Pages Preview - Protect from Search Index Crawlers

What’s the easiest way to stop search engine crawler bots from indexing my preview deployment, or does Cloudflare automatically take care of it?

I want to ensure that www.mypage.com appears in search engine result, but that preview.mypage.pages.dev does not.

For such scenarion there is a native solution. No need to block anything,

Just use the canionical tag

<link rel=canonical href=https://www.mypage.com/>
and set your domain (Abs. URL) as value of the href, and not the preview.mypage.pages.dev one. So Google and other search engines know, that the original content is there and they should not display the “preview.mypage.pages.dev” links in the search.
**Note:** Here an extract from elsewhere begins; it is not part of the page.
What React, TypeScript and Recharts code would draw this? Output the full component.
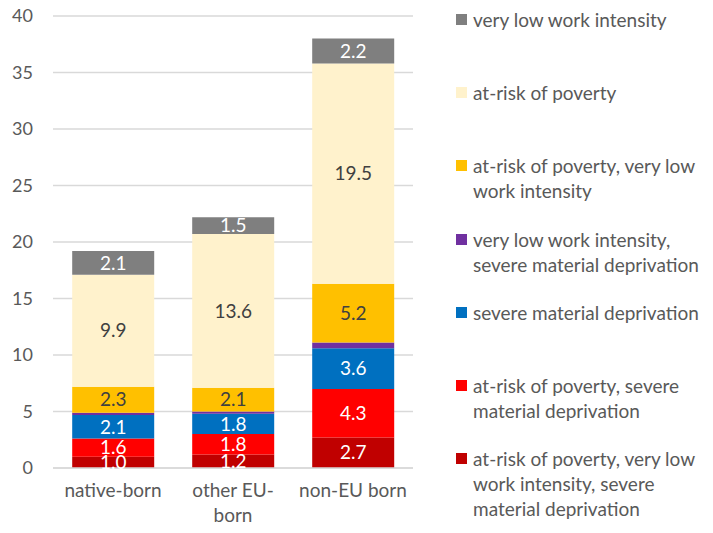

Notice that all pages, which are containing such tag must, match the real URL. So if your subsite is /about-me then the canonical for this page should be:

<link rel=canonical href=https://www.mypage.com/about-me>

Give it a day, or even better make Google recrawl your page and then wait some day untill google adjusts its results according to your change.

Hope that helps.

2 Likes

That’s perfect - I knew there would be a simple solution, just couldn’t work it out myself!

Thanks for your help.

Canonical URLs are a good idea, though Google does sometimes just see them as a ‘suggestion’, and will try and figure things out itself, which may result in the wrong page being indexed.

My recommendation would be one of the following, to prevent indexing of the pages.dev site entirely:

  1. Add something like this to your _headers, to instruct search engines not to index when on the pages.dev domain:
https://:project.pages.dev/*
	X-Robots-Tag: noindex

For more info: https://developers.cloudflare.com/pages/platform/headers/

  1. Or setup Cloudflare Access on your pages.dev subdomain which puts a login wall in front it: https://developers.cloudflare.com/pages/platform/known-issues/#enabling-access-on-your-pagesdev-domain
3 Likes

Also useful!

I implemented the header solution you proposed as well as the canonical solution.

I did try Cloudflare access first, but it seems its incompatible with my restrictive CSP, and I don’t have the mental capacity to open that can of worms today!

Thanks for your help.

This topic was automatically closed 3 days after the last reply. New replies are no longer allowed.